Bethany’s father David Haines was captured just days after arriving in Syria in 2013.
The following year he was beheaded by IS executioners who recorded the killing and turned it into an online propaganda video.
He was one of several Western and Japanese captives held hostage by the gang of four IS militants nicknamed “the Beatles” by their hostages because of their British accents.
Five other men, suspected Islamist terrorists, are on trial in Paris accused of playing a role in kidnapping and torturing four journalists and aid workers in Syria.
The men include the French jihadist Mehdi Nemmouche, 39, who is serving life imprisonment for an attack on a Jewish museum in Brussels in 2014 in which four people died.
“These men weren’t just jailers,” Bethany says.
“They actively fought in conflicts. Against not just the Syrian regime, but some of them have been linked to [the killing and mistreatment of Yazidis at] Sinjar and the genocide of the people, and the fact that they carried out attacks, it’s important to let them know that it’s not just a small number of people affected.
“These men have inflicted the most damage they could in a very short time period.
“And the fact they feel nothing and won’t admit anything just shows that, you know, these people don’t have conscience and deserve the maximum penalty.”
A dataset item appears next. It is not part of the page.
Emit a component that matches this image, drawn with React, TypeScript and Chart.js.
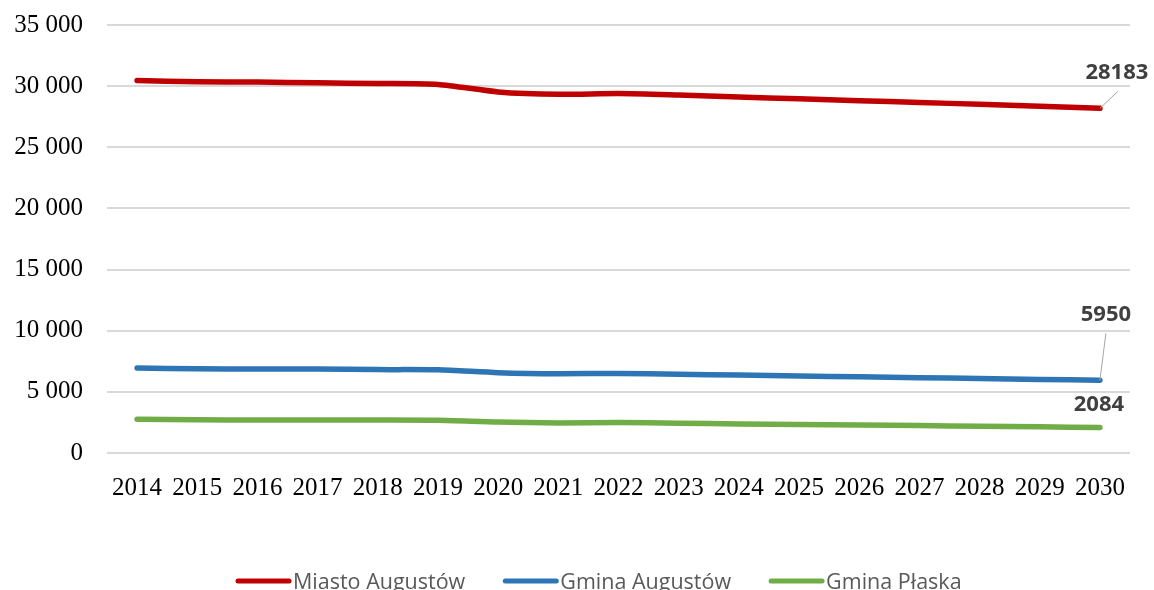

Ms Haines travelled to northeast Syria with ITV News in 2019 to retrace the steps of her murdered father and visited the spot where Mohammed Emwazi, the notorious IS executioner from west London known as ‘Jihadi John’, was killed by a drone strike.
While there, ITV News was able to question Alexanda Kotey and El Shafee Elsheikh, members of the execution cell.
In 2022, Bethany travelled to Virginia in the United States to see them face to face.
Both men were convicted for their roles in Syria. But neither has revealed the locations of the remains of their victims.
For Bethany and other loved ones of those held hostage and killed by Isis, their whereabouts continues to be a mystery.
“But the fact that we now have access to more of Syria and this new kind of government seems to be open to at least, allowing access to certain sites is also a positive and means, you know, places that we thought we would not be able to reach for 20 years until the regime fell, in a few short years we’ve now got access.
“I think we still have a long way to go. And it’s certainly not a short process.
“And trying to recover remains, but I think we are on a stretch where the end is now in sight. And when we reach that, I mean, it’ll be a great, conclusion to this horrible event is being able to retrieve remains of not just my dad, but others as well.”
As a mother, one of Bethany’s priorities now is to ensure her son can never see the videos which traumatised her.
“My little boy’s nine and has just accessed the world of the internet, of course, that’s a great thing. It can help him grow in so many ways.
“But the scary fact is, is that there’s a lot of harmful things on the internet, including my dad’s beheading video and the fear I have of him one day seeing that is something that grows every single day as he’s getting older.
“There’s a whole range of sites showing different snuff videos with people commenting on them and showing not just beheading videos, but children, women, animals, ordinary people being murdered for the pleasure of other people. And that’s something that shouldn’t be allowed.
“[The videos] can also encourage people to carry out these [terror] attacks as it desensitises them to that violence.”
In 2021, Ms Haines told ITV News about the impact of watching the video online.
“It was almost a relief in a way, because you’d been waiting for it so long and it builds up in your head, but then you have to come to the realisation that you’re never going to see your dad again,” she said.
“I was told not to watch it [the video], but it’s hard when you have so many people coming up to you and asking you, so I locked myself in the bathroom and, you know, Googled it, and there it came up and sat through it.
“I felt physically sick. It was final, you know? I took myself off and just needed a bit of time to kind of come to terms with what I’d just witnessed.”